インタビュー第二弾 平野直己さん(北海道教育大学順教授)

 インタビューの第2弾。北海道教育大学札幌分校の平野直己先生の原稿が出来ましたので、「インタビュー・サイト ユーフォニアム」掲載させていただきました。

 平野先生は精神分析ベースの臨床心理の先生ですが、ざっくばらんなお人柄で、元原稿のリコーダーを起こしたら2時間のお話でワードで55ページにもなったという(笑)、何だか今まで最も会話の相互作用が頻繁だったとてもリラックスした笑いの絶えない時間でしたが、そういう雰囲気の中にもキラッと光る鋭い分析が随所にあって、纏める際もなかなか捨てる部分がないな、と思うばかりでした。

 結局4回に分けて掲載させていただく形をとりました。お話は平野先生の語り口を極力活かす形をとっています。領域的に関心のある方にとっては堪らない内容になっていると思いますので、是非時間がある際にご覧になってくださいませ。

 特に4回目にまとめて内容を挙げた壮年期の子どもが老いた両親を見ていく「下り坂の心理」、下山の心理学は自分のリアルタイムの関心にまさに応えてくれる貴重な内容です。
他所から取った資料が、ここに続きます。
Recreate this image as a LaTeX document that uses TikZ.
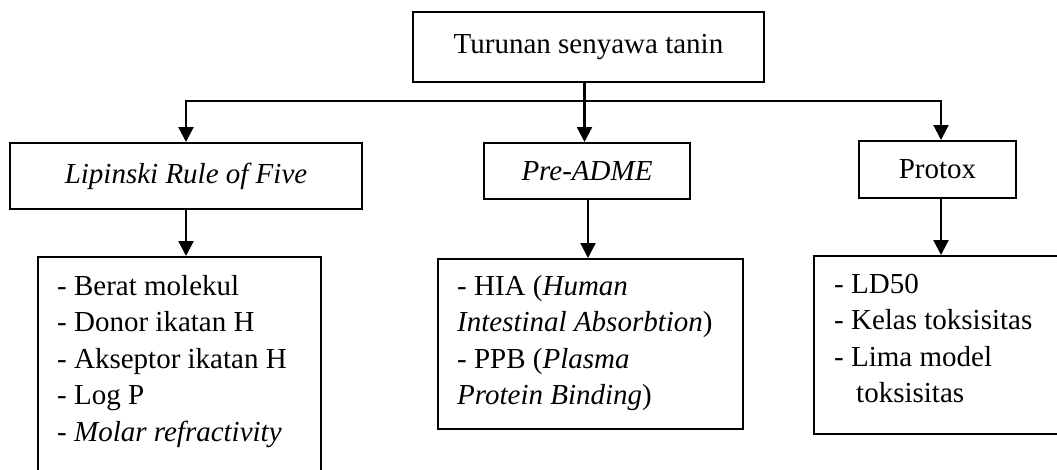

この件に関しては教えを乞う側に留まらず、平野先生も同列に考えられる話題として語ってくれたのは個人的に非常に嬉しくもありました。内容も、あまり今のところ語られていない斬新な内容だと思います。世代が近くないとあまりピンと来ない部分もあるかもしれませんが、注目に値するものと久しぶりに自賛してしまいますです

2014年7月16日水曜日

大人も社会を学ぶ

今後のことも見据えて拙編書インタビュー集「ひきこもりを語る」を読み返していて、ある識者の「大人も今の社会を学ぶということですよ」という言葉に出会って、これだな、と思いました。

もと当事者として社会が分かっていない、多彩な各自の専門分化した仕事などの領域が広大で大人の年齢になっても社会が分かってないという漠然とした不安は常にありました。分からなさ過ぎることがハンディになっているのではないのか、とも。
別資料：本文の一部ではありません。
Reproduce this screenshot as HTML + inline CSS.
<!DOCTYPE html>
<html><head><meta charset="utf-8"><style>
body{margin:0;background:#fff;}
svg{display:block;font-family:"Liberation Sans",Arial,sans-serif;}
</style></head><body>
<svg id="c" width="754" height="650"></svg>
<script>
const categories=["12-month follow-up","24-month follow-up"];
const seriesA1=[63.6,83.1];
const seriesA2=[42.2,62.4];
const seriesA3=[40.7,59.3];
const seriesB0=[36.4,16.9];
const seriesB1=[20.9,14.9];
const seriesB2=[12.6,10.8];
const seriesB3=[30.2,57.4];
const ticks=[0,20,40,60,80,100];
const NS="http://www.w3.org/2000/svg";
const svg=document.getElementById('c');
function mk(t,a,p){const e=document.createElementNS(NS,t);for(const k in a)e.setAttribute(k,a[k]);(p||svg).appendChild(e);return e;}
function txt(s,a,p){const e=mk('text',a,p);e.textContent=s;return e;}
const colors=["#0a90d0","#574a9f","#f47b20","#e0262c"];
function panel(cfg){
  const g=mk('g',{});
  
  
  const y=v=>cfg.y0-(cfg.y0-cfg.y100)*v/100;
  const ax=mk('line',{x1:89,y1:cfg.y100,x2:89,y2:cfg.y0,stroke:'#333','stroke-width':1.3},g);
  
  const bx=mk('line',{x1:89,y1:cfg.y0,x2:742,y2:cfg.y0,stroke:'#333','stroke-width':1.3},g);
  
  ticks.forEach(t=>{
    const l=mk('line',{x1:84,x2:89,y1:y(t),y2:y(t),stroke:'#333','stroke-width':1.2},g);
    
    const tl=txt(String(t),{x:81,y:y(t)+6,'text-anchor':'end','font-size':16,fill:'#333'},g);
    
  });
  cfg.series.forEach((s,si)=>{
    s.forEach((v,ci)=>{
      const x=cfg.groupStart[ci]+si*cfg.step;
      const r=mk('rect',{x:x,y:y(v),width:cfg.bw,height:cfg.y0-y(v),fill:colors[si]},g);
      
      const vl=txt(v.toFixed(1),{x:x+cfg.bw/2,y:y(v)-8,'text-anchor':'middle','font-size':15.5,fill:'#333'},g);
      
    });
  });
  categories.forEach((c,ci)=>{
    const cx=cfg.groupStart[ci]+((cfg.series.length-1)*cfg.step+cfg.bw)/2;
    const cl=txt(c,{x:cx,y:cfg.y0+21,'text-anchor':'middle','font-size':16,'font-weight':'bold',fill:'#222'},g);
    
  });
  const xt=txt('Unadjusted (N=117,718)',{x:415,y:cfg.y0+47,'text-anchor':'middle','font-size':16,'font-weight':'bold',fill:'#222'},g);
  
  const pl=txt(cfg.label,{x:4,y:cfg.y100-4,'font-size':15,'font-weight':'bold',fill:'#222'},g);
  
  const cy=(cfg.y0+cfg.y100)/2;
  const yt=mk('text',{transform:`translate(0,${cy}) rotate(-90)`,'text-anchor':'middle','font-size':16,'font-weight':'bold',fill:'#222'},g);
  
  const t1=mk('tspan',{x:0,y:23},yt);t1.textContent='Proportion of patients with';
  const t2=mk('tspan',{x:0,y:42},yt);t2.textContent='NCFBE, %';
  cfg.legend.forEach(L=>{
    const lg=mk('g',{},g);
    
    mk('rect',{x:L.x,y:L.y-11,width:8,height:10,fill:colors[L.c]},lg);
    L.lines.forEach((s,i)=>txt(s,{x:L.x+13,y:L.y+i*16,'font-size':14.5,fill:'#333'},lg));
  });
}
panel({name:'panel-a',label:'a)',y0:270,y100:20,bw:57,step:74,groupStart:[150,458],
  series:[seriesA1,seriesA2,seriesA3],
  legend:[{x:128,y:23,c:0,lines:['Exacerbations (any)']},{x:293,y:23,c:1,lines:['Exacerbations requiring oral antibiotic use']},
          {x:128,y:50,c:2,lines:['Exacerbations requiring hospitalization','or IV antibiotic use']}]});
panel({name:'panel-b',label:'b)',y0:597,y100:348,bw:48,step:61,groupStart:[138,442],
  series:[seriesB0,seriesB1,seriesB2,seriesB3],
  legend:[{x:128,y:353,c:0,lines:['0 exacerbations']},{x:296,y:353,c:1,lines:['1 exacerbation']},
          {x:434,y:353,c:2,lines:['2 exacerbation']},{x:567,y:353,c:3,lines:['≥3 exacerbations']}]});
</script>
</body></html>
でも、最近の物凄い勢いでの社会変化、特にテクニカルな環境が与える人々の意識変化など、もはや多くの人が社会を見渡せないんじゃないかな、と思うのです。

であれば、おそらく機能分化した各分野で物思いながら仕事をされたり、役割を果たしたり、あるいはそれらをキャンセルしている人たちの考えって一つ一つが価値があるんじゃないかなと最近思うようになりました。

私としては、それらの一つ一つが自分が思うことと一致する点や思いもよらぬ点などさまざまだと思いますので、それをインタビューという形で不器用ですが、お伝え出来ればなと思います。
「大人の人も学ぶ社会」のサイトがもし構築できたら凄いことですね!
夢だなあ。でも一人では限界がありそうです。長い目で見たら誰か協力者がいればなぁと思います。

あと、ネットは不特定多数なので、ネットに上げられることに関して困りますという話も今後出てくると思うので。。。その点も課題になるかな、と思っています。